Explorando el Mundo Empresarial
Descubra si es para usted ser un empresario. Usted aprenderá a evaluar sus habilidades y podrá determinar si está preparado. Se proveerá información sobre financiación, plan de negocios y estudios de mercado. English translation available upon request.
Neighborhood Support for Small Independent Businesses
We all want to support our small neighborhood business districts. The answer seems obvious: shop there! But is there more you can be doing to help nurture, support and grow businesses in your neighborhood? Hear from neighborhood business leaders, small business advocates, Dane Buy Local and organizers of successful marketing campaigns for small business districts to gather ideas to bring back to your neighborhood association
Thinking Beyond the Grocery Store. Growing Food Systems in Your Neighborhood.

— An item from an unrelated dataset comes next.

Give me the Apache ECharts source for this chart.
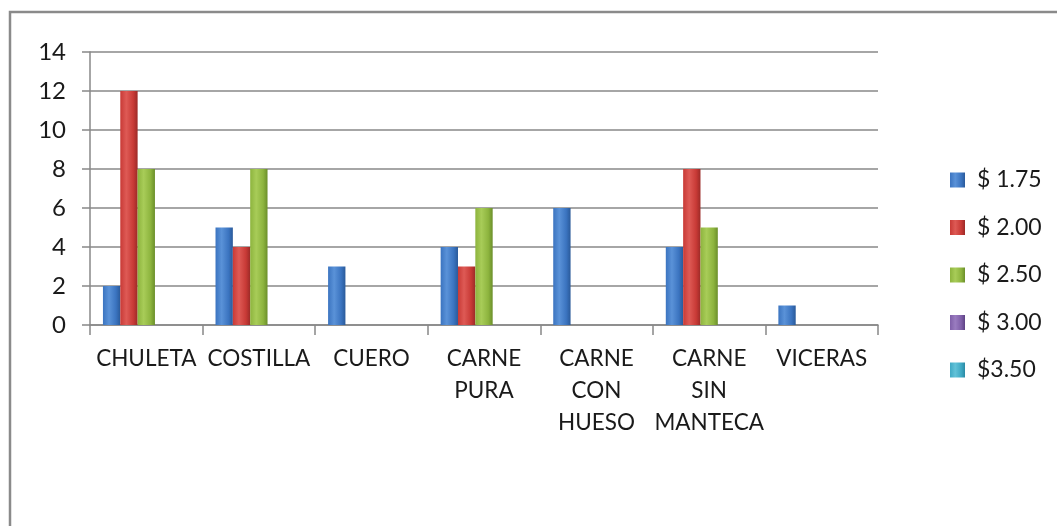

Traditional grocery stores are one part of a larger food network that neighborhoods can benefit from. With the proposed Public Market, dozens of ethnic markets, farmers markets, CSA’s and mobile markets, Madison has a tremendous amount of food access. Learn how to assess what your neighborhood food assets are and how to leverage or add to them.
Noon-1:15pm: Keynote and Lunch Huddles
Don Edwards, Justice & Sustainability Associates, is the keynote speaker. His thought provoking message on civic infrastructure will leave us with much to think about how we engage, involve, and take actions in our neighborhoods.
Back by popular demand is a “mixer” at lunch. Choose a table with a topic of your interest or a local personality that you want to have a small group conversation with. At Registration, you will choose the table of your picking.
1:15-2:00pm: Idea Gathering Forum
A chance during the day to share thoughts and plan shared actions with your peers. Valuable input will be generated rapidly and will be used by all of us in our work over the next year.
4:30-5:30pm: Wrap-Up and Networking Reception
Informal Reception (at the Monona Terrace) - Gather with other neighborhood leaders for refreshments, relaxation and conversation about what you learned and how you will apply it in your neighborhood. Cash Bar.